BEGIN STORED RECORDS
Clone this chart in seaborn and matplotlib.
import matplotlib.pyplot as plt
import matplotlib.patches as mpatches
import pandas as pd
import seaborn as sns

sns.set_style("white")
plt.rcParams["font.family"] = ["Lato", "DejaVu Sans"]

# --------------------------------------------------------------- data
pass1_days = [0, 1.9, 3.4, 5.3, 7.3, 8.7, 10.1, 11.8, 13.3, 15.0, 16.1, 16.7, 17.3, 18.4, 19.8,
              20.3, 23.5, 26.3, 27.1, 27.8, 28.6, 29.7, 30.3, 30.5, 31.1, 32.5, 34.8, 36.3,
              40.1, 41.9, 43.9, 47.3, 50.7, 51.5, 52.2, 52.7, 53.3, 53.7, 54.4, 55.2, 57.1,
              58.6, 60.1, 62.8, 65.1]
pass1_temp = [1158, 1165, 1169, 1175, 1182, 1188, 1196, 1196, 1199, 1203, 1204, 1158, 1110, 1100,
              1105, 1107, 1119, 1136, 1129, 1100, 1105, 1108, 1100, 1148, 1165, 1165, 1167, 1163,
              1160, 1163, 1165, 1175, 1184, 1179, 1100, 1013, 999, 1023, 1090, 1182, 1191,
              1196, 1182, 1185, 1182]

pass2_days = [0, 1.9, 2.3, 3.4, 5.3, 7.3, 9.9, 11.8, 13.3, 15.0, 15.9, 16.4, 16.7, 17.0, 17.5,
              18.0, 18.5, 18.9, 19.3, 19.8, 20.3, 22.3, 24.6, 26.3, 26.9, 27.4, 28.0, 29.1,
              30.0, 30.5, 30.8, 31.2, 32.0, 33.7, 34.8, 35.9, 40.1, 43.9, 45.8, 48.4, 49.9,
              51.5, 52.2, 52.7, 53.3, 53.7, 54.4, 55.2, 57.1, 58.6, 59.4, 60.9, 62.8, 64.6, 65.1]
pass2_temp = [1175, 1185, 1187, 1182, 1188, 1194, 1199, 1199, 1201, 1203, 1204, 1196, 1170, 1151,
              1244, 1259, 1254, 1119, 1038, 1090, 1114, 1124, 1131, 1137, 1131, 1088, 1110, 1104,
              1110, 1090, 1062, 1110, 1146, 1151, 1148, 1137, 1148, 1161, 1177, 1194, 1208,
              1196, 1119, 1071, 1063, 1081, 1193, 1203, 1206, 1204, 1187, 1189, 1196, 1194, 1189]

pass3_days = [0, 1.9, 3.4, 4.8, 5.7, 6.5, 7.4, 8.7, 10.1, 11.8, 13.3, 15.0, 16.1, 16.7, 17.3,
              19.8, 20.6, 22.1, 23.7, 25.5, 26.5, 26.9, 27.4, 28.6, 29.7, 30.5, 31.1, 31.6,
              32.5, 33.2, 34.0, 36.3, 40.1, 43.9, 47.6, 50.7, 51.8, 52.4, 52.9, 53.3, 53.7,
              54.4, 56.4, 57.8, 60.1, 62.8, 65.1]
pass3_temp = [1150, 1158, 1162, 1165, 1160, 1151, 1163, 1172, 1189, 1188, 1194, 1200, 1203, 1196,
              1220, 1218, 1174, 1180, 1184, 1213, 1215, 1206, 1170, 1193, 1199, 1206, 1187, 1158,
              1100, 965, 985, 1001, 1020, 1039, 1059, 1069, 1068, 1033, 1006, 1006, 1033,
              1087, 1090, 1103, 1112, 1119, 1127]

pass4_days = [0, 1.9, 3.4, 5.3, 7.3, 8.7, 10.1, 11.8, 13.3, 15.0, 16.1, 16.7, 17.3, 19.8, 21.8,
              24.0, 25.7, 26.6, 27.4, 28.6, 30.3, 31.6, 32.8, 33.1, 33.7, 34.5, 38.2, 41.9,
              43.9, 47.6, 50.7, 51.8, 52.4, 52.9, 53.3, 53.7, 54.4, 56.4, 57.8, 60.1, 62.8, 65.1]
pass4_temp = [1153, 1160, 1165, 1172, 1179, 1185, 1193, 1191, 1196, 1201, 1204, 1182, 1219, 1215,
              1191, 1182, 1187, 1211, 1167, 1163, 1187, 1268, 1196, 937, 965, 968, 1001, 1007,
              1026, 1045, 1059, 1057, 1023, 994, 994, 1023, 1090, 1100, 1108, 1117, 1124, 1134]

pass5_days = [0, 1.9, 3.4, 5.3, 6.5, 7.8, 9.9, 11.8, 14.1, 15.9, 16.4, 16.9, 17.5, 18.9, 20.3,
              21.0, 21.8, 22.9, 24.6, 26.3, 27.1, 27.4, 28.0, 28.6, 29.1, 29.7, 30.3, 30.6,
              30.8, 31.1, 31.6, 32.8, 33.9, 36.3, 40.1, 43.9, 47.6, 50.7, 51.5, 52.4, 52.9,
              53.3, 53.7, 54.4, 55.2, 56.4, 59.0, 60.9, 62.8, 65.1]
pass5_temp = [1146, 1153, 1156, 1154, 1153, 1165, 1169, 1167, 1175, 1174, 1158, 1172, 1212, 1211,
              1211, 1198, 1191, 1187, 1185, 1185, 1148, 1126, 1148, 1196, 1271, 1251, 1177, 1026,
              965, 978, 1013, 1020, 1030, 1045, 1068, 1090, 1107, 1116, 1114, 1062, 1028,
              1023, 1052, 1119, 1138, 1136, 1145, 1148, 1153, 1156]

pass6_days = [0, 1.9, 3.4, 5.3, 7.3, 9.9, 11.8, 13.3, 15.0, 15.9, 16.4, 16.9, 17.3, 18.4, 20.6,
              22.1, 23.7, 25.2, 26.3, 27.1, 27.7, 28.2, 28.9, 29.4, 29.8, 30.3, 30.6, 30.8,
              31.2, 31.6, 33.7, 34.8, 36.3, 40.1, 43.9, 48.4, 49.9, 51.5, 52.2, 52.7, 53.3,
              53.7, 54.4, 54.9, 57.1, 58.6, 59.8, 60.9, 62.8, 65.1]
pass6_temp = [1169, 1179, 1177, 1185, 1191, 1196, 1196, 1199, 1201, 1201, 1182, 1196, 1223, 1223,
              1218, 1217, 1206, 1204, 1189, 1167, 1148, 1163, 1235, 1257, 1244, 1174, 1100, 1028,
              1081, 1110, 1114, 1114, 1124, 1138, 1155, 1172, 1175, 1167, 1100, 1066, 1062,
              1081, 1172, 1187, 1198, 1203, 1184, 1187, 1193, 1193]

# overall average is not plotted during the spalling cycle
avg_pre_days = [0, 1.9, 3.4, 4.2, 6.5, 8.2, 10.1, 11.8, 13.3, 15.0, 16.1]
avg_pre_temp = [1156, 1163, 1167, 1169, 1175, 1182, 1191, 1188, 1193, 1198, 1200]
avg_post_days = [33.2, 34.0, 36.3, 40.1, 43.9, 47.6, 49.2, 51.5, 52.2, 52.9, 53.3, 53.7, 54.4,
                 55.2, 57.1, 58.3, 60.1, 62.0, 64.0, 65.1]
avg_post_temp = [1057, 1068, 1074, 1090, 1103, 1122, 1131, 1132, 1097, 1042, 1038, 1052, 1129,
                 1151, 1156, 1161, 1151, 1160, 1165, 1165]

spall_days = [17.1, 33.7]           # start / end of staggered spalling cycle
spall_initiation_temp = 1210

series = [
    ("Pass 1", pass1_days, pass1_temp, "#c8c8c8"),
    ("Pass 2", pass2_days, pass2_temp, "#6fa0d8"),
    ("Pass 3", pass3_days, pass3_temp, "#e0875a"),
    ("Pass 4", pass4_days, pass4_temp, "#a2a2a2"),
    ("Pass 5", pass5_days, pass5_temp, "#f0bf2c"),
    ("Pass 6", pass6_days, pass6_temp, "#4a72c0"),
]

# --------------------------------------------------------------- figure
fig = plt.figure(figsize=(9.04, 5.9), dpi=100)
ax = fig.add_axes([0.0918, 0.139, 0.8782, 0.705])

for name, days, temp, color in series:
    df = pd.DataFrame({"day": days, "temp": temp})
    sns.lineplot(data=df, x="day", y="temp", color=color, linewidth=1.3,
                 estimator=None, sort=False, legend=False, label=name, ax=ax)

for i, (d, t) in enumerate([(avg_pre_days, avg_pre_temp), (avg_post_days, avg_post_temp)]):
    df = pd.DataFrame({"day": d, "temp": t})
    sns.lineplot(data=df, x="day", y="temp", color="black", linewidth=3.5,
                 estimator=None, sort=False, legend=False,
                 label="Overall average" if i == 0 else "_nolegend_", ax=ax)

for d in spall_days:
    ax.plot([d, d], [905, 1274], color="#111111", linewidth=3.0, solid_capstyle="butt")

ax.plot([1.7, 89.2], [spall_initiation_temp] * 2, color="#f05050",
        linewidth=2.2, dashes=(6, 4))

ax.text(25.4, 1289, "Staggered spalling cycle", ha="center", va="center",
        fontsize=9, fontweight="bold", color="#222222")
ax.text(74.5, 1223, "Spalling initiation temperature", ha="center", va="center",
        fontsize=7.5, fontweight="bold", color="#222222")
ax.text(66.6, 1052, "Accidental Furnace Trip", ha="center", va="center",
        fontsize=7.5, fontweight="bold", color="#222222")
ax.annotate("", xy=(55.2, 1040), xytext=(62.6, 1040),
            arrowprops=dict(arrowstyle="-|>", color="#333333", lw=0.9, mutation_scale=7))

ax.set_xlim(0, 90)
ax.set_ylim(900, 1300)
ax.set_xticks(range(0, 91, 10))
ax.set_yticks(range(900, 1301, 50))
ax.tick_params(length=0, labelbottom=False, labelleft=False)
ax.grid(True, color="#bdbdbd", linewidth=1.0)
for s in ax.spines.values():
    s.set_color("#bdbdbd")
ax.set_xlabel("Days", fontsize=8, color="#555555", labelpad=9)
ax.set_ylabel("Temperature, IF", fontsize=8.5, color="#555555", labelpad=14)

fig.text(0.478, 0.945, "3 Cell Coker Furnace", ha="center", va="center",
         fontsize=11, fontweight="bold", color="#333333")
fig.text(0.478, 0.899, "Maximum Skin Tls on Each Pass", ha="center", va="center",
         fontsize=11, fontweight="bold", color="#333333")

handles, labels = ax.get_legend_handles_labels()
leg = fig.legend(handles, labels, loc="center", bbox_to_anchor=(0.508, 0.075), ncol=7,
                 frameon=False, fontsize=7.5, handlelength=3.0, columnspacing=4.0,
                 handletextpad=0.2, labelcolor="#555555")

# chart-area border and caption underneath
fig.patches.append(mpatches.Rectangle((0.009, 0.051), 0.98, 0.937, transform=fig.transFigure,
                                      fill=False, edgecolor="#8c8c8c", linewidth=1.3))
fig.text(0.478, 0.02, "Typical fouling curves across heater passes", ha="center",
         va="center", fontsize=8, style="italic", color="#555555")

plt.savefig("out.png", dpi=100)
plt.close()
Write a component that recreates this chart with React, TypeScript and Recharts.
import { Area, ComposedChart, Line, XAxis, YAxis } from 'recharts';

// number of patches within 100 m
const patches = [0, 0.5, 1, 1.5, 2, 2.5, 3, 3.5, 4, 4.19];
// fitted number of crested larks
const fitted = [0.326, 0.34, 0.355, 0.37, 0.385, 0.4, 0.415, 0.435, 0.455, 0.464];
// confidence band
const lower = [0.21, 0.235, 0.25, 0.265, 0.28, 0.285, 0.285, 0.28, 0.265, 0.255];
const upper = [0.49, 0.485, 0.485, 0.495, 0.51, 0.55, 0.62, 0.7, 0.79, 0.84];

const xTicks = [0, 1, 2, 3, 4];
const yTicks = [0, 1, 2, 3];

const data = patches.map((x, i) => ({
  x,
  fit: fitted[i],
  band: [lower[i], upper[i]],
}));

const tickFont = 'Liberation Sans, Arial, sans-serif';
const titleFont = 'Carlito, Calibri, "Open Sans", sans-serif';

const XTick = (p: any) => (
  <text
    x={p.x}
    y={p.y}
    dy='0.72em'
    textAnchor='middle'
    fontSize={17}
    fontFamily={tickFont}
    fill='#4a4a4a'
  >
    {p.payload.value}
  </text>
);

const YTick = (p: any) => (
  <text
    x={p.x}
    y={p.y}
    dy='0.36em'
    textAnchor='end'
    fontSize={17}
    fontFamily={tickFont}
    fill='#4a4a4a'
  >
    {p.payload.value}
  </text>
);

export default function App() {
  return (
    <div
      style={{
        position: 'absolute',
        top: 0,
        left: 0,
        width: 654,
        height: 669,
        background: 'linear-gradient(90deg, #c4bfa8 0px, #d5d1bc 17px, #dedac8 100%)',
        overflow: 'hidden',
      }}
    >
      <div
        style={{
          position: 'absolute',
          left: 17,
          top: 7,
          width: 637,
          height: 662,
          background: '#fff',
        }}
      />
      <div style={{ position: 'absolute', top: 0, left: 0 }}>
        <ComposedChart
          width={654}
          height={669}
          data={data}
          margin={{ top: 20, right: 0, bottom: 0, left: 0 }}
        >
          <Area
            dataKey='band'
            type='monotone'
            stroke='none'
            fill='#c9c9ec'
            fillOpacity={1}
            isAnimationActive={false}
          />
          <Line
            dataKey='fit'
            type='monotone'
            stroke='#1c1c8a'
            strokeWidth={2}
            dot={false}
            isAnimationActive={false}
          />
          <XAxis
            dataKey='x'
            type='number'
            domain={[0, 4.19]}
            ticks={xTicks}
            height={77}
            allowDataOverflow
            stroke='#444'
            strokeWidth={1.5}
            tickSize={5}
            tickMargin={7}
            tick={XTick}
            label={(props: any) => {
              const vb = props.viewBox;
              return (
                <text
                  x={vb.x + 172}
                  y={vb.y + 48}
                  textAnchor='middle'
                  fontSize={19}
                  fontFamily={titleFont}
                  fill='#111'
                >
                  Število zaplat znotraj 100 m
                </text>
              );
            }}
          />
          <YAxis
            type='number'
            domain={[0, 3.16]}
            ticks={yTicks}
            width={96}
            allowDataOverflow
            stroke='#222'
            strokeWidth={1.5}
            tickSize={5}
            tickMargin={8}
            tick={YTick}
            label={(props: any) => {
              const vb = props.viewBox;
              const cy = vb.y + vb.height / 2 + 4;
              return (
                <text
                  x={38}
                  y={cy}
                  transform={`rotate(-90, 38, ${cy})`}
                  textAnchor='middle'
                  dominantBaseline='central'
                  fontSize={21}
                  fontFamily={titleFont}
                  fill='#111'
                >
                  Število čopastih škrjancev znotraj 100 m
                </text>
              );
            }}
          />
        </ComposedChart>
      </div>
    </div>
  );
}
END STORED RECORDS
* _CHALLENGE_: Filter the records, keeping only lines that contain "matplotlib", and show those lines.

* _SOLUTION_:
Clone this chart in seaborn and matplotlib.
import matplotlib.pyplot as plt
import matplotlib.patches as mpatches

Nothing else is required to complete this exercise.